Japan PM orders first nuclear restart

Japanese Prime Minister Yoshihiko Noda at Camp David May 19, 2012 in Camp David, Maryland. UPI/New York Times/Luke Sharrett/Pool
Japanese Prime Minister Yoshihiko Noda at Camp David May 19, 2012 in Camp David, Maryland. UPI/New York Times/Luke Sharrett/Pool | License Photo

TOKYO, June 18 (UPI) -- Japanese Prime Minister Yoshihiko Noda ordered the restart of two reactors at the Oi nuclear complex in Fukui Prefecture in western Japan.

Noda gave the restart order Saturday shortly after Oi Gov. Issei Nishikawa announced his acceptance of the restart. The reactors could be generating power within the next two weeks, officials said.


Last month the last of Japan's active reactors was shut down, marking the first time the country was without nuclear power in four decades.

"We are determined to make further efforts to restore people's trust in nuclear policy and safety regulations," Noda said Saturday.

But the restarts come amid division among Japanese about the safety of nuclear power since the Fukushima power plant disaster following the March 11, 2011, earthquake and tsunami.

A recent Pew Research Center poll indicates 70 percent of Japanese surveyed want nuclear power reduced or eliminated, with 80 percent of respondents saying they disapproved of the government's response to the Fukushima nuclear crisis.

An editorial in Tokyo Shimbun last Friday questioned Saturday's inevitable approval: "Does this reflect the sentiment of the citizens, who are seeking an exit from nuclear power? Won't it instead make what was supposed to be a rare exception par for the course?"
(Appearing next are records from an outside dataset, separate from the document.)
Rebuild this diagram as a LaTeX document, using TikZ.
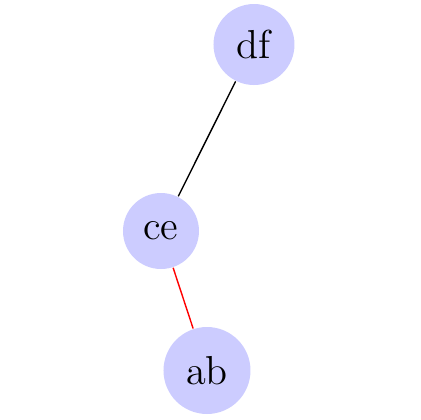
\documentclass[tikz,border=0pt]{standalone}
\begin{document}
\begin{tikzpicture}[x=0.01cm,y=-0.01cm,
  vnode/.style={circle,fill=blue!20,draw=none,inner sep=0pt,font=\fontsize{11.5}{13}\selectfont},
  edge/.style={line width=0.4pt}]
\useasboundingbox (0,0) rectangle (420,420);
\node[vnode,minimum size=81*0.01cm] (df) at (254,44.5) {df};
\node[vnode,minimum size=76*0.01cm] (ce) at (161,231) {ce};
\node[vnode,minimum size=87*0.01cm] (ab) at (207,370.5) {ab};
\draw[edge,black] (df) -- (ce);
\draw[edge,red] (ce) -- (ab);
\end{tikzpicture}
\end{document}
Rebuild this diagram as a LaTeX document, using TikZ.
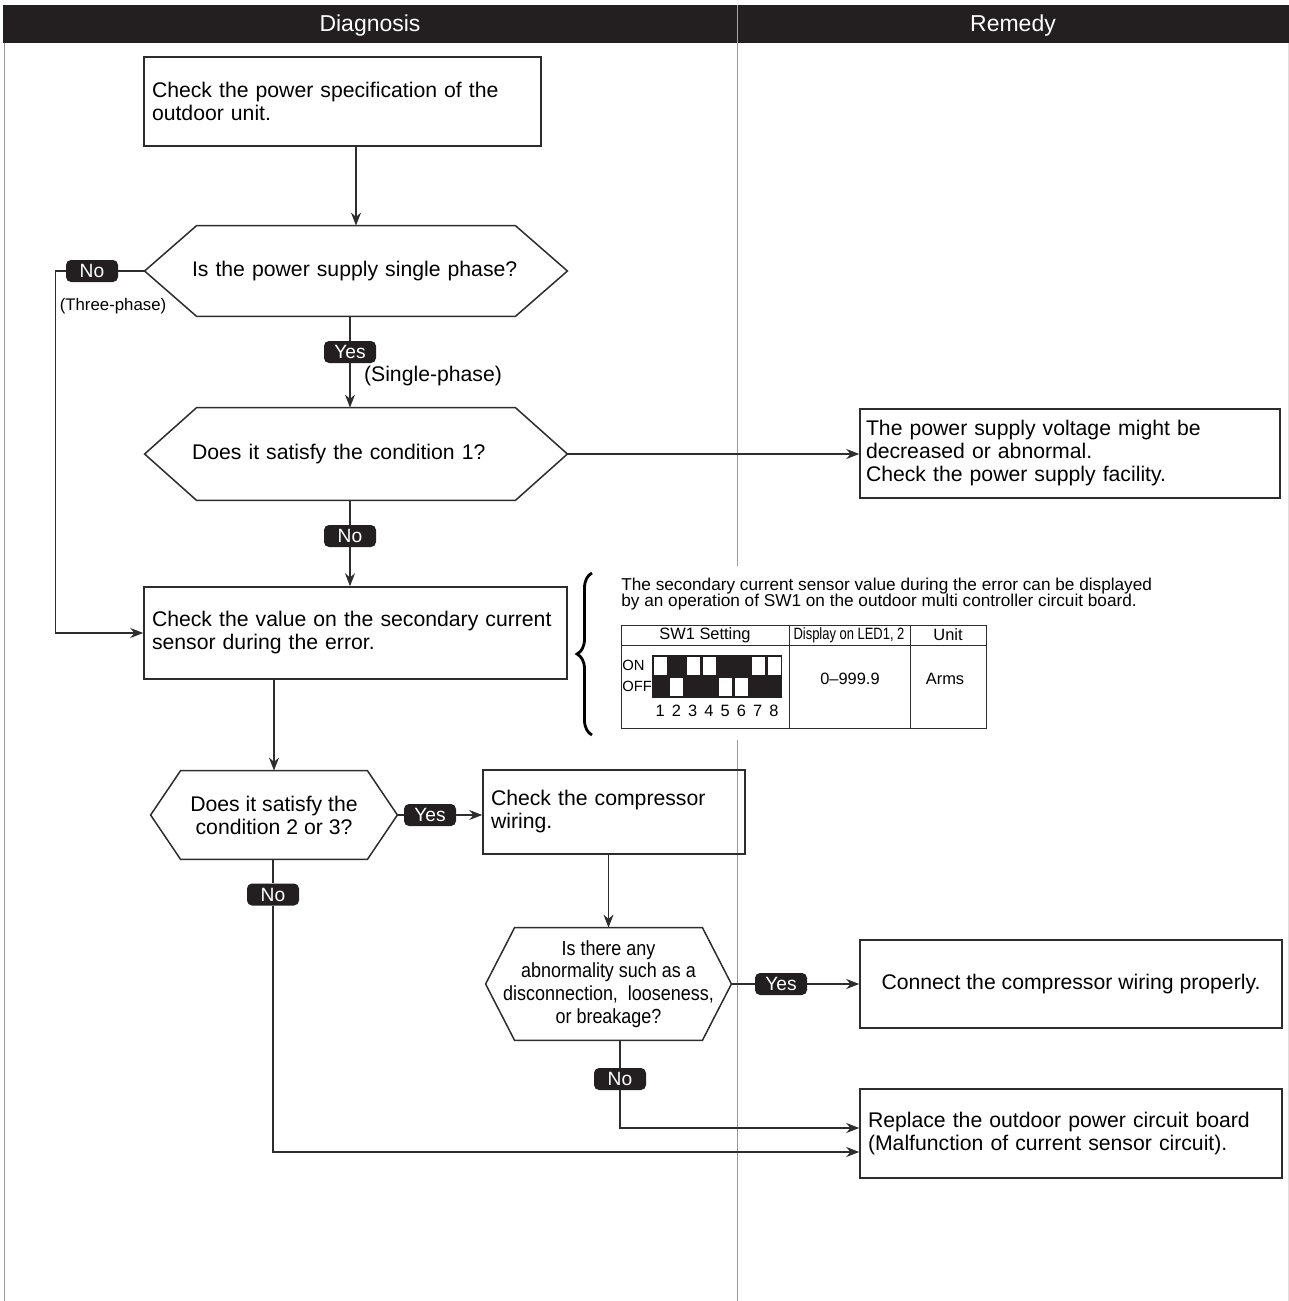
\documentclass[tikz,border=0pt]{standalone}
\usepackage{fontspec}
\setmainfont{Liberation Sans}
\newfontfamily\condfont[FakeStretch=0.88]{Liberation Sans}
\usetikzlibrary{arrows.meta, positioning, calc, decorations.pathreplacing}
\definecolor{hdrblack}{RGB}{35,31,32}
\definecolor{lineclr}{RGB}{45,45,45}

\begin{document}
\begin{tikzpicture}[x=0.5pt, y=-0.5pt, every node/.style={font=\fontsize{10.6}{11.5}\selectfont}]
    \tikzset{box/.style={rectangle, draw=lineclr, line width=0.75pt, inner xsep=4pt, align=left},
             hexa/.style={inner sep=0pt, align=left},
             badge/.style={rectangle, rounded corners=2.5pt, fill=hdrblack, text=white,
                           minimum width=26pt, minimum height=11pt, inner sep=0pt,
                           font=\fontsize{9.6}{10}\selectfont},
             arr/.style={-{Stealth[length=6.5pt, width=5pt]}, line width=0.6pt, draw=lineclr},
             lnk/.style={line width=0.6pt, draw=lineclr},
             tbl/.style={inner sep=0pt, font=\fontsize{8.2}{9}\selectfont}}
    \useasboundingbox (0,0) rectangle (1289,1301);
    % header and columns
    \fill[hdrblack] (3,5) rectangle (1289,43);
    \draw[gray!70, line width=0.4pt] (737,5) -- (737,43);
    \draw[gray!80, line width=0.5pt] (4,43) -- (4,1301);
    \draw[gray!25, line width=0.5pt] (1288,43) -- (1288,1301);
    \draw[gray!80, line width=0.5pt] (737,43) -- (737,566) (737,740) -- (737,1301);
    \node[text=white, font=\fontsize{11.5}{12}\selectfont] (diag) at (370,26) {Diagnosis};
    \node[text=white, font=\fontsize{11.5}{12}\selectfont] (remedy) at (1013,26) {Remedy};

    % diagnosis side
    \node[box, text width=190.5pt, minimum height=44.5pt] (spec) at (342.5,101.5)
        {Check the power specification of the\\outdoor unit.};
    \node[hexa, text width=164pt, minimum width=211pt, minimum height=45pt] (phase) at (356,271)
        {Is the power supply single phase?};
    \node[hexa, text width=164pt, minimum width=211pt, minimum height=46pt] (cond1) at (356,454)
        {Does it satisfy the condition 1?};
    \node[box, text width=203.5pt, minimum height=46pt] (sensor) at (355.5,633)
        {Check the value on the secondary current\\sensor during the error.};
    \node[hexa, align=center, minimum width=123pt, minimum height=44pt] (cond23) at (274,815)
        {Does it satisfy the\\condition 2 or 3?};
    \node[box, text width=123pt, minimum height=42pt] (wiring) at (614,812)
        {Check the compressor\\wiring.};
    \node[hexa, align=center, minimum width=122.5pt, minimum height=56pt,
          font=\condfont\fontsize{10.2}{11.3}\selectfont] (abnorm) at (608.5,984)
        {Is there any\\abnormality such as a\\disconnection,\ \ looseness,\\or breakage?};
    \foreach \n/\s in {phase/26pt, cond1/26pt, cond23/15pt, abnorm/14.5pt}
      \draw[draw=lineclr, line width=0.75pt] (\n.west) -- ([xshift=\s]\n.north west)
        -- ([xshift=-\s]\n.north east) -- (\n.east) -- ([xshift=-\s]\n.south east)
        -- ([xshift=\s]\n.south west) -- cycle;

    % remedy side
    \node[box, inner xsep=3pt, text width=204pt, minimum height=44.5pt] (volt) at (1070,453.5)
        {The power supply voltage might be\\decreased or abnormal.\\Check the power supply facility.};
    \node[box, align=center, minimum width=211pt, minimum height=44pt] (connect) at (1071,984)
        {Connect the compressor wiring properly.};
    \node[box, text width=203pt, minimum height=44.5pt] (replace) at (1071,1133.5)
        {Replace the outdoor power circuit board\\(Malfunction of current sensor circuit).};

    % badges
    \node[badge] (no1) at (92,271) {No};
    \node[badge] (yes1) at (350,352) {Yes};
    \node[badge] (no2) at (350,536) {No};
    \node[badge] (yes2) at (430,815) {Yes};
    \node[badge] (no3) at (273,894.5) {No};
    \node[badge] (yes3) at (781,984) {Yes};
    \node[badge] (no4) at (620,1079) {No};
    \node[font=\fontsize{8.4}{9}\selectfont] (three) at (113,306) {(Three-phase)};
    \node (single) at (433,376) {(Single-phase)};

    % connectors
    \draw[arr] (phase.north |- spec.south) -- (phase.north);
    \draw[lnk] (phase.west) -- (no1.east);
    \draw[arr] (no1.west) -- ++(-5pt,0) |- (sensor.west);
    \draw[lnk] (yes1 |- phase.south) -- (yes1.north);
    \draw[arr] (yes1.south) -- (yes1 |- cond1.north);
    \draw[arr] (cond1.east) -- (cond1.east -| volt.west);
    \draw[lnk] (no2 |- cond1.south) -- (no2.north);
    \draw[arr] (no2.south) -- (no2 |- sensor.north);
    \draw[arr] (cond23.north |- sensor.south) -- (cond23.north);
    \draw[lnk] (cond23.east) -- (yes2.west);
    \draw[arr] (yes2.east) -- (yes2.east -| wiring.west);
    \draw[arr] (abnorm.north |- wiring.south) -- (abnorm.north);
    \draw[lnk] (abnorm.east) -- (yes3.west);
    \draw[arr] (yes3.east) -- (connect.west);
    \draw[lnk] (no4 |- abnorm.south) -- (no4.north);
    \draw[arr] (no4.south) |- ([yshift=2.75pt]replace.west);
    \draw[lnk] (no3 |- cond23.south) -- (no3.north);
    \draw[arr] (no3.south) |- ([yshift=-9.25pt]replace.west);

    % SW1 note
    \draw[decorate, decoration={brace, amplitude=7.5pt}, line width=1.4pt] (592,735) -- (592,573);
    \node[anchor=west, align=left, inner sep=0pt, font=\fontsize{8.6}{8.1}\selectfont] (note) at (621,594)
        {The secondary current sensor value during the error can be displayed\\by an operation of SW1 on the outdoor multi controller circuit board.};
    \draw[draw=lineclr, line width=0.5pt] (621,625) rectangle (986,728)
        (621,645) -- (986,645) (789,625) -- (789,728) (910,625) -- (910,728);
    \node[tbl] (swset) at (705,635) {SW1 Setting};
    \node[tbl] (disp) at (849,635) {\scalebox{0.79}[1]{Display on LED1, 2}};
    \node[tbl] (unit) at (948,635) {Unit};
    \node[tbl] (range) at (850,679) {0--999.9};
    \node[tbl] (arms) at (945,679) {Arms};
    \node[tbl, anchor=west, font=\fontsize{7.4}{8}\selectfont] (on) at (622,665) {ON};
    \node[tbl, anchor=west, font=\fontsize{7.4}{8}\selectfont] (off) at (622,686) {OFF};
    \fill[hdrblack] (652,655) rectangle (782,698);
    \foreach \i/\y in {1/657, 2/678, 3/657, 4/657, 5/678, 6/678, 7/657, 8/657}
      \fill[white] ({652+(\i-1)*16.25+2},\y) rectangle ++(13,18);
    \foreach \i in {1,...,8}
      \node[tbl] (n\i) at ({652+(\i-0.5)*16.25},711) {\i};
\end{tikzpicture}
\end{document}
Also Friday an antinuclear group led by the Nobel Literature laureate Kenzaburo Oe presented the Japanese government with what it said was the signatures of 7.5 million people calling for the abolition of nuclear power.

Kansai Electric Power Co., operator of the Oi nuclear plant, had said that without the restarts, the demand for electricity this summer would exceed supply by about 15 percent. The reactors are expected to reach full operation late July.

The fate of Japan's 48 other reactors remains in limbo.

The Japanese government is slated this summer to devise the country's new energy strategy, which could shape the future role of nuclear power.

Last Thursday major Japanese political parties agreed on a bill to establish a new nuclear watchdog that would replace the scheme of government, industry and regulators whose interdependence has been blamed for lax safety standards.

The bill is expected to be passed by the Upper House this week. Even so, the new regulatory commission wouldn't take the reins from the current troika before September.

As far as future reactor restarts, an unnamed government official in charge of establishing the new commission told the Yomiuri Shimbun, "If we hasten procedures [on reactor restarts], the public's confidence in the new regulatory commission will be lost."